A district’s credit rating directly relates to the cost of borrowing money for bonds to pay for school construction, renovation, and technology. Lower ratings mean higher interest costs.
However, the downgrading may not have substantial impact on either construction or bond issuing, according to Sandra Weir, the finance director of the Chippewa Hill School District.

“Actually the downgrade will be still considered as tapering,” Weir said. “We were downgraded one notch from the rating we had in the previous year. When we sold our bonds last spring, it did not really affect too much of that.”
Brandy Woodring , an official in the finance office of the Morenci School District, also said the credit downgrading has not much impact on bonding or school construction.
“Our enrollment and revenue have been stable these three years,” said Woodring, “and there is not much impact of the credit downgrading on our district.”

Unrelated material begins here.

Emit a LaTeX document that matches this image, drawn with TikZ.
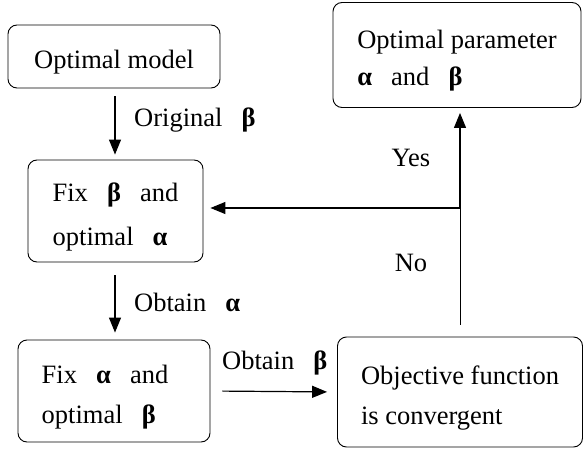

Lower enrollment and lower state aid are two primary factors that led to downgrading in credit ratings for some school districts, school officials said.
Cami Hansen, the finance director of the Carson- City Crystal Area School District, said her district’s downgrading was caused by a decrease in state aid.
Hansen said the district’s enrollment has been stable but “our credit rating is going down because our state funding is going down.”
Downgrading districts range from large urban districts like Detroit, Lansing and Kalamazoo to small and rural ones.
Jennifer Smith, the director of government relations at the Michigan Association of School Boards, said, “Every school wants to maintain their education opportunities as best they can.”
“You cannot bond for teacher salaries or educational things. They are two separate pots of money. So the bonding problem should not affect the education area,” Smith said.
According to David Marco of Michigan School Business Officials, districts that want to issue bonds for construction can get state approval and use the state’s credit rating, which has little to do with their individual credit rating.
“Most district have an individual credit rating, but they actually do not use their own credit rating,”said Marco.
“But there are some districts that face a very bad financial situation. They probably have to go out on their own credit to get short-term loans,” Marco said. “Those cases are going to be the ones that will be affected the most.”
Even though the Moody’s rating has little impact on school districts’ operations, it still reflects how many districts struggle to balance their budgets, said Mike McAran, the superintendent of the Morenci Unified School District.
A quarterly finance report released in June by the Department of Education shows that 58 districts and public school academies ended their 2014 fiscal year with a deficit. Of them, 38 still had deficits as of June 30, 2015.
The School Board Association’s Smith said, “Declining enrollment is a huge problem for some districts. The biggest challenge we are going to face is what to do with the declining enrollment and what to do with the revenue.”
Michigan’s declining birth rate, schools of choice and people moving out of state are all factors leading to the drop in enrollment, Smith said, adding that some districts can address these problems individually, but others cannot.